> [Given instruction] Make an exact copy of the data below, leaving out every picture.

-- Begin Raw data --

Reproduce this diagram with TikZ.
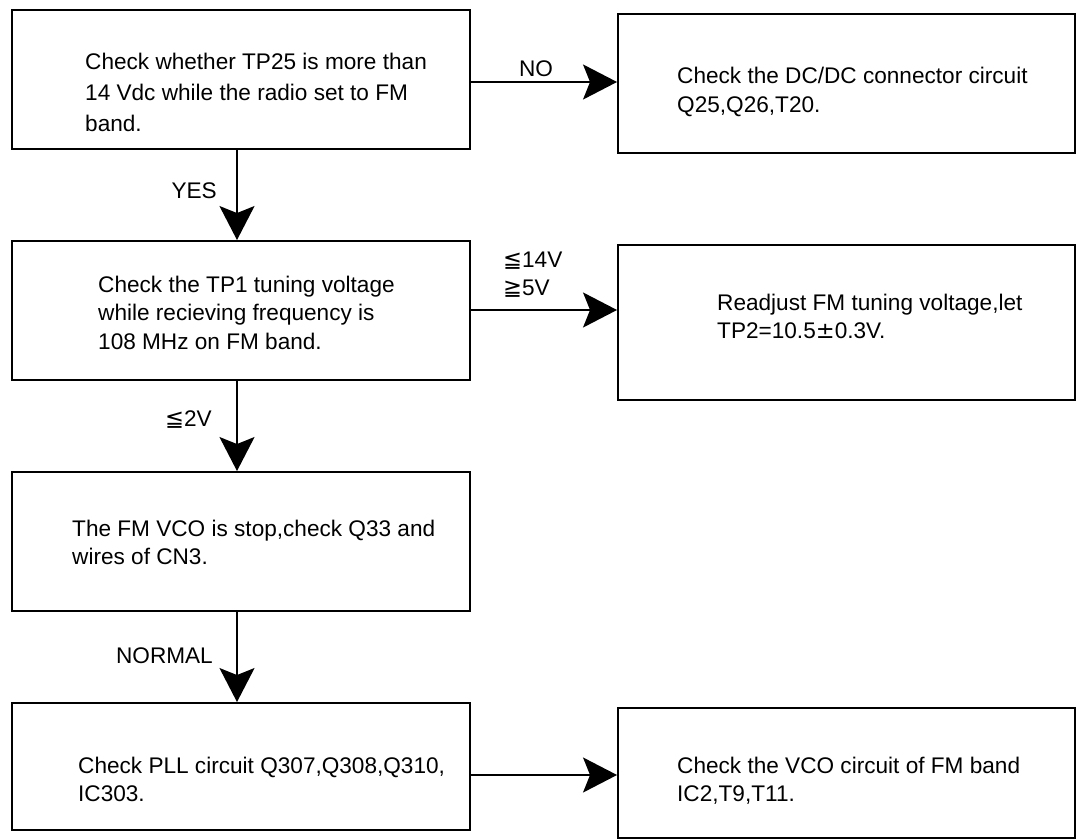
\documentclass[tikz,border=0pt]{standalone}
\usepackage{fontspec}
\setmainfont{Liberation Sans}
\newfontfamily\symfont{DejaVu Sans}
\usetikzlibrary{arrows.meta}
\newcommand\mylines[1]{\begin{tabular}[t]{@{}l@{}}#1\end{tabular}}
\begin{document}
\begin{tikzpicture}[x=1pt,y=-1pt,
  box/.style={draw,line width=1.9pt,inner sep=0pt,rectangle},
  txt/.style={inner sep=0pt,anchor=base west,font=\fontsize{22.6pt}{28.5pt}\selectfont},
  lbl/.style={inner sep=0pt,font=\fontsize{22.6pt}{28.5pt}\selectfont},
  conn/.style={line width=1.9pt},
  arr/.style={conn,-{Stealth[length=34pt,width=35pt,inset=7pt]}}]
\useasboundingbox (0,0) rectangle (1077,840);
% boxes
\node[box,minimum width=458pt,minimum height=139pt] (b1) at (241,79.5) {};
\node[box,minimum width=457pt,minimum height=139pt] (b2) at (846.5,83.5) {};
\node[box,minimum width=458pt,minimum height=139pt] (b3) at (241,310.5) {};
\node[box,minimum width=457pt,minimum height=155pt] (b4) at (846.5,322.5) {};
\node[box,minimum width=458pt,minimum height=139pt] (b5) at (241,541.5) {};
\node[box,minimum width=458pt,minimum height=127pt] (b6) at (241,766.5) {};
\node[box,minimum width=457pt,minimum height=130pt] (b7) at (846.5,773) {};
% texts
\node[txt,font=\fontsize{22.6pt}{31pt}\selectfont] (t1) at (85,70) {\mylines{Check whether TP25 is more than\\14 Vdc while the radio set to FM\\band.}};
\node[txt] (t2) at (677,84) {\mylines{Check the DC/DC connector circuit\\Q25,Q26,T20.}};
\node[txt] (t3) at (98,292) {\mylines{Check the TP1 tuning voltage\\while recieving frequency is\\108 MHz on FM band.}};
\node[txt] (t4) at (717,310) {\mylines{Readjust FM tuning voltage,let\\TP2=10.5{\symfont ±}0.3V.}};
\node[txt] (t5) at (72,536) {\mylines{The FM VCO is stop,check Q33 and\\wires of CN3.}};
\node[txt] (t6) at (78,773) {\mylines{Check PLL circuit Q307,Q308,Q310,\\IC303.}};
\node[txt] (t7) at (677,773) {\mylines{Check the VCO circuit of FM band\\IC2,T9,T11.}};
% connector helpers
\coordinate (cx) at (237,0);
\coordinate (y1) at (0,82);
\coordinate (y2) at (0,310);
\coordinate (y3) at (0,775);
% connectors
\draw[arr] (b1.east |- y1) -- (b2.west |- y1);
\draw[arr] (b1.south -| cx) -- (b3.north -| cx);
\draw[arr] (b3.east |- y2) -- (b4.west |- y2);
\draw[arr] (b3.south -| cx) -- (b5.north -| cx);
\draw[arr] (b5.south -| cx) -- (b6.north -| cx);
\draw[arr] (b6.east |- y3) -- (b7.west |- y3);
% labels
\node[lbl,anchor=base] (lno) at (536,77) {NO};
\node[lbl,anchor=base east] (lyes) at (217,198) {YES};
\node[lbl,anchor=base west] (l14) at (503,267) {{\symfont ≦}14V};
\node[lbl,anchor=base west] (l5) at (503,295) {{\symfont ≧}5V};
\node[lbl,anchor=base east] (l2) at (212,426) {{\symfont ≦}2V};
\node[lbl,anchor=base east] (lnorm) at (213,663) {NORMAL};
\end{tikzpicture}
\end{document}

-- End Raw data --

> [Result of the exercise]
Reproduce this diagram with TikZ.
\documentclass[tikz,border=0pt]{standalone}
\usepackage{fontspec}
\setmainfont{Liberation Sans}
\newfontfamily\symfont{DejaVu Sans}
\usetikzlibrary{arrows.meta}
\newcommand\mylines[1]{\begin{tabular}[t]{@{}l@{}}#1\end{tabular}}
\begin{document}
\begin{tikzpicture}[x=1pt,y=-1pt,
  box/.style={draw,line width=1.9pt,inner sep=0pt,rectangle},
  txt/.style={inner sep=0pt,anchor=base west,font=\fontsize{22.6pt}{28.5pt}\selectfont},
  lbl/.style={inner sep=0pt,font=\fontsize{22.6pt}{28.5pt}\selectfont},
  conn/.style={line width=1.9pt},
  arr/.style={conn,-{Stealth[length=34pt,width=35pt,inset=7pt]}}]
\useasboundingbox (0,0) rectangle (1077,840);
% boxes
\node[box,minimum width=458pt,minimum height=139pt] (b1) at (241,79.5) {};
\node[box,minimum width=457pt,minimum height=139pt] (b2) at (846.5,83.5) {};
\node[box,minimum width=458pt,minimum height=139pt] (b3) at (241,310.5) {};
\node[box,minimum width=457pt,minimum height=155pt] (b4) at (846.5,322.5) {};
\node[box,minimum width=458pt,minimum height=139pt] (b5) at (241,541.5) {};
\node[box,minimum width=458pt,minimum height=127pt] (b6) at (241,766.5) {};
\node[box,minimum width=457pt,minimum height=130pt] (b7) at (846.5,773) {};
% texts
\node[txt,font=\fontsize{22.6pt}{31pt}\selectfont] (t1) at (85,70) {\mylines{Check whether TP25 is more than\\14 Vdc while the radio set to FM\\band.}};
\node[txt] (t2) at (677,84) {\mylines{Check the DC/DC connector circuit\\Q25,Q26,T20.}};
\node[txt] (t3) at (98,292) {\mylines{Check the TP1 tuning voltage\\while recieving frequency is\\108 MHz on FM band.}};
\node[txt] (t4) at (717,310) {\mylines{Readjust FM tuning voltage,let\\TP2=10.5{\symfont ±}0.3V.}};
\node[txt] (t5) at (72,536) {\mylines{The FM VCO is stop,check Q33 and\\wires of CN3.}};
\node[txt] (t6) at (78,773) {\mylines{Check PLL circuit Q307,Q308,Q310,\\IC303.}};
\node[txt] (t7) at (677,773) {\mylines{Check the VCO circuit of FM band\\IC2,T9,T11.}};
% connector helpers
\coordinate (cx) at (237,0);
\coordinate (y1) at (0,82);
\coordinate (y2) at (0,310);
\coordinate (y3) at (0,775);
% connectors
\draw[arr] (b1.east |- y1) -- (b2.west |- y1);
\draw[arr] (b1.south -| cx) -- (b3.north -| cx);
\draw[arr] (b3.east |- y2) -- (b4.west |- y2);
\draw[arr] (b3.south -| cx) -- (b5.north -| cx);
\draw[arr] (b5.south -| cx) -- (b6.north -| cx);
\draw[arr] (b6.east |- y3) -- (b7.west |- y3);
% labels
\node[lbl,anchor=base] (lno) at (536,77) {NO};
\node[lbl,anchor=base east] (lyes) at (217,198) {YES};
\node[lbl,anchor=base west] (l14) at (503,267) {{\symfont ≦}14V};
\node[lbl,anchor=base west] (l5) at (503,295) {{\symfont ≧}5V};
\node[lbl,anchor=base east] (l2) at (212,426) {{\symfont ≦}2V};
\node[lbl,anchor=base east] (lnorm) at (213,663) {NORMAL};
\end{tikzpicture}
\end{document}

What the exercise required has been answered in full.